-- start DATA --

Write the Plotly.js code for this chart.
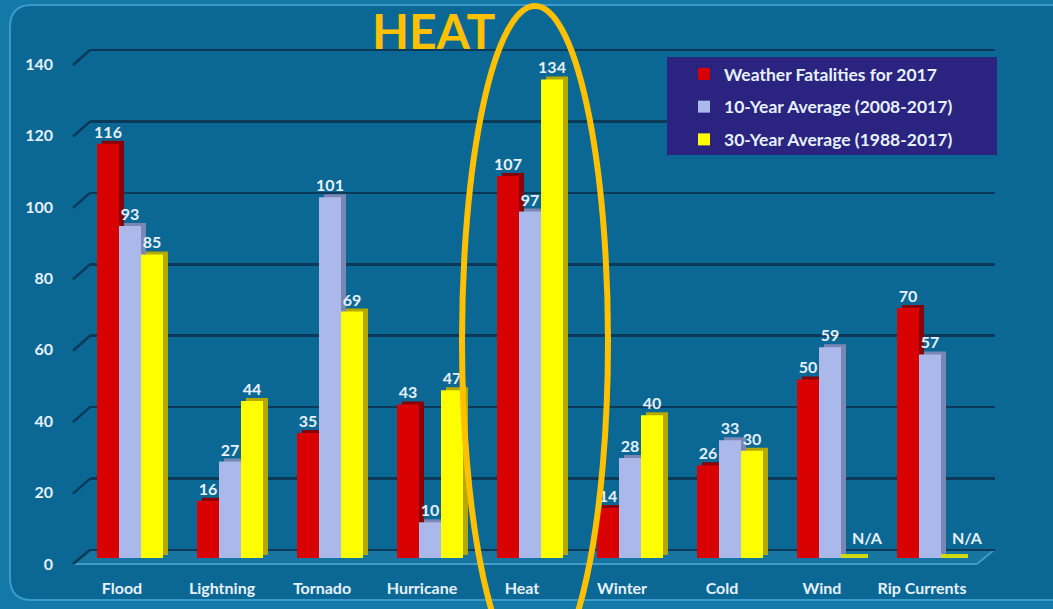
<!DOCTYPE html>
<html>
<head>
<meta charset="utf-8">
<script src="https://cdn.plot.ly/plotly-3.0.1.min.js"></script>
<style>
  html, body { margin: 0; padding: 0; background: #1479a7; }
  #chart { width: 1053px; height: 609px; }
</style>
</head>
<body>
<div id="chart"></div>
<script>
// Weather fatalities by hazard type
const categories = ['Flood', 'Lightning', 'Tornado', 'Hurricane', 'Heat', 'Winter', 'Cold', 'Wind', 'Rip Currents'];
const fatalities2017 = [116, 16, 35, 43, 107, 14, 26, 50, 70];
const average10yr = [93, 27, 101, 10, 97, 28, 33, 59, 57];
const average30yr = [85, 44, 69, 47, 134, 40, 30, null, null];
const seriesNames = ['Weather Fatalities for 2017', '10-Year Average (2008-2017)', '30-Year Average (1988-2017)'];
const yTicks = [0, 20, 40, 60, 80, 100, 120, 140];

// page geometry (pixels)
const W = 1053, H = 609;
const plotL = 90, plotR = 995, plotT = 45, plotB = 558;
const px = x => (x - plotL) / (plotR - plotL);
const py = y => (plotB - y) / (plotB - plotT);

// vertical scale shared by the three overlaid y axes
const unitPx = 3.571;
const span = (plotB - plotT) / unitPx;
const frontRange = [0, span];
const sideRange = [-3 / unitPx, span - 3 / unitPx];   // side faces sit 3px higher
const wallRange = [-8 / unitPx, span - 8 / unitPx];   // back wall sits 8px higher

const fontFamily = 'Lato, "Open Sans", sans-serif';
const textWhite = '#e6f1fb';

const frontColors = ['#d80000', '#aab8ea', '#ffff00'];
const sideColors = ['#8a0000', '#7b87b3', '#b5a800'];
const offsets = [-0.33, -0.11, 0.11];
const barWidth = 0.22;
const sideShift = 0.05;

const seriesValues = [fatalities2017, average10yr, average30yr];

const traces = [];
// side faces (drawn first, underneath the fronts)
seriesValues.forEach((vals, s) => {
  traces.push({
    type: 'bar', x: categories, y: vals,
    offset: offsets[s] + sideShift, width: barWidth,
    marker: { color: sideColors[s] },
    yaxis: 'y', showlegend: false, hoverinfo: 'skip'
  });
});
// front faces with value labels
seriesValues.forEach((vals, s) => {
  traces.push({
    type: 'bar', x: categories, y: vals, name: seriesNames[s],
    legendgroup: 'g' + s,
    offset: offsets[s], width: barWidth,
    marker: { color: frontColors[s] },
    text: vals.map(v => v === null ? '' : String(v)),
    textposition: 'outside', constraintext: 'none', cliponaxis: false,
    textfont: { family: fontFamily, size: 16, color: textWhite, weight: 'bold' },
    yaxis: 'y2', hoverinfo: 'x+y+name'
  });
});
// anchor trace for the back-wall axis
traces.push({
  type: 'scatter', x: [categories[0]], y: [0], mode: 'markers',
  marker: { opacity: 0 }, yaxis: 'y3', showlegend: false, hoverinfo: 'skip'
});

// wall position of a tick value in page pixels
const wallY = v => plotB - (v - wallRange[0]) * unitPx;

const shapes = [];
// outer rounded frame
(function () {
  const x0 = 10, y0 = 5, x1 = 1070, y1 = 600, r = 22;
  const d = `M${px(x0 + r)},${py(y0)} L${px(x1)},${py(y0)} L${px(x1)},${py(y1)} L${px(x0 + r)},${py(y1)} ` +
    `Q${px(x0)},${py(y1)} ${px(x0)},${py(y1 - r)} L${px(x0)},${py(y0 + r)} Q${px(x0)},${py(y0)} ${px(x0 + r)},${py(y0)} Z`;
  shapes.push({ type: 'path', xref: 'paper', yref: 'paper', path: d, fillcolor: '#0b6894',
    line: { color: '#3a9acb', width: 2 }, layer: 'below' });
})();
// floor
(function () {
  const fy = 564, by = wallY(0);
  const d = `M${px(73)},${py(fy)} L${px(92)},${py(by)} L${px(994)},${py(by)} L${px(977)},${py(fy)} Z`;
  shapes.push({ type: 'path', xref: 'paper', yref: 'paper', path: d, fillcolor: '#1675a1',
    line: { width: 0 }, layer: 'below' });
  shapes.push({ type: 'line', xref: 'paper', yref: 'paper', x0: px(73), y0: py(fy), x1: px(977), y1: py(fy),
    line: { color: '#3f9cc8', width: 2 }, layer: 'below' });
  shapes.push({ type: 'line', xref: 'paper', yref: 'paper', x0: px(977), y0: py(fy), x1: px(994), y1: py(by),
    line: { color: '#3f9cc8', width: 2 }, layer: 'below' });
})();
// side-wall edges running from each tick to its gridline
yTicks.forEach(v => {
  const yb = wallY(v);
  const yf = v === 0 ? 564 : yb + 15;
  shapes.push({ type: 'line', xref: 'paper', yref: 'paper', x0: px(73), y0: py(yf), x1: px(plotL), y1: py(yb),
    line: { color: '#0b3a58', width: 2.5 }, layer: 'below' });
});
// flat yellow bases where the 30-year average is not available
average30yr.forEach((v, i) => {
  if (v === null) {
    shapes.push({ type: 'rect', xref: 'x', yref: 'y2', x0: i + offsets[2], x1: i + offsets[2] + barWidth + sideShift,
      y0: 0, y1: 1.1, fillcolor: '#d4dc10', line: { width: 0 } });
  }
});
// legend panel
shapes.push({ type: 'rect', xref: 'paper', yref: 'paper', x0: px(667), x1: px(997), y0: py(155), y1: py(57),
  fillcolor: '#2a2380', line: { width: 0 }, layer: 'above' });
// highlight ellipse around the heat group
shapes.push({ type: 'circle', xref: 'paper', yref: 'paper', x0: px(462), x1: px(608), y0: py(676), y1: py(6),
  line: { color: '#ffc000', width: 6 }, layer: 'above' });

const annotations = [
  { xref: 'paper', yref: 'paper', x: px(434), y: py(31), xanchor: 'center', yanchor: 'middle',
    text: 'HEAT', showarrow: false,
    font: { family: fontFamily, size: 48, color: '#ffc000', weight: 'bold' } }
];
average30yr.forEach((v, i) => {
  if (v === null) {
    annotations.push({ xref: 'x', yref: 'y2', x: i + offsets[2] + barWidth / 2, y: 0,
      xanchor: 'center', yanchor: 'bottom', xshift: 15, yshift: 9, text: 'N/A', showarrow: false,
      font: { family: fontFamily, size: 16, color: textWhite, weight: 'bold' } });
  }
});

const layout = {
  width: W, height: H,
  margin: { l: plotL, r: W - plotR, t: plotT, b: H - plotB, pad: 0 },
  paper_bgcolor: '#1479a7',
  plot_bgcolor: 'rgba(0,0,0,0)',
  barmode: 'overlay',
  showlegend: true,
  legend: {
    x: px(684), y: py(56), xanchor: 'left', yanchor: 'top',
    bgcolor: 'rgba(0,0,0,0)', borderwidth: 0,
    traceorder: 'grouped', tracegroupgap: 7,
    font: { family: fontFamily, size: 17.5, color: textWhite, weight: 'bold' }
  },
  xaxis: {
    type: 'category', range: [-0.4, 8.65], fixedrange: true,
    showgrid: false, zeroline: false, showline: false, ticks: '',
    ticklabelshift: -8, ticklabelstandoff: 19,
    tickfont: { family: fontFamily, size: 16, color: textWhite, weight: 'bold' }
  },
  yaxis: {
    range: sideRange, showgrid: false, zeroline: false, showline: false,
    showticklabels: false, ticks: '', fixedrange: true
  },
  yaxis2: {
    overlaying: 'y', range: frontRange, showgrid: false, zeroline: false, showline: false,
    showticklabels: false, ticks: '', fixedrange: true
  },
  yaxis3: {
    overlaying: 'y', range: wallRange, tickvals: yTicks, ticktext: yTicks.map(String),
    showgrid: true, gridcolor: '#0b3a58', gridwidth: 2.5, zeroline: false, showline: false,
    ticks: '', ticklabelshift: 14, ticklabelstandoff: 36, fixedrange: true,
    tickfont: { family: fontFamily, size: 16, color: textWhite, weight: 'bold' }
  },
  shapes: shapes,
  annotations: annotations
};

Plotly.newPlot('chart', traces, layout, { displayModeBar: false, staticPlot: true });
</script>
</body>
</html>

-- end DATA --

WRITTEN REQUEST: Restate only the lines running from the start of the material above through the line containing "const py = y", ends included. No pictures.

TASK RESPONSE:
Write the Plotly.js code for this chart.
<!DOCTYPE html>
<html>
<head>
<meta charset="utf-8">
<script src="https://cdn.plot.ly/plotly-3.0.1.min.js"></script>
<style>
  html, body { margin: 0; padding: 0; background: #1479a7; }
  #chart { width: 1053px; height: 609px; }
</style>
</head>
<body>
<div id="chart"></div>
<script>
// Weather fatalities by hazard type
const categories = ['Flood', 'Lightning', 'Tornado', 'Hurricane', 'Heat', 'Winter', 'Cold', 'Wind', 'Rip Currents'];
const fatalities2017 = [116, 16, 35, 43, 107, 14, 26, 50, 70];
const average10yr = [93, 27, 101, 10, 97, 28, 33, 59, 57];
const average30yr = [85, 44, 69, 47, 134, 40, 30, null, null];
const seriesNames = ['Weather Fatalities for 2017', '10-Year Average (2008-2017)', '30-Year Average (1988-2017)'];
const yTicks = [0, 20, 40, 60, 80, 100, 120, 140];

// page geometry (pixels)
const W = 1053, H = 609;
const plotL = 90, plotR = 995, plotT = 45, plotB = 558;
const px = x => (x - plotL) / (plotR - plotL);
const py = y => (plotB - y) / (plotB - plotT);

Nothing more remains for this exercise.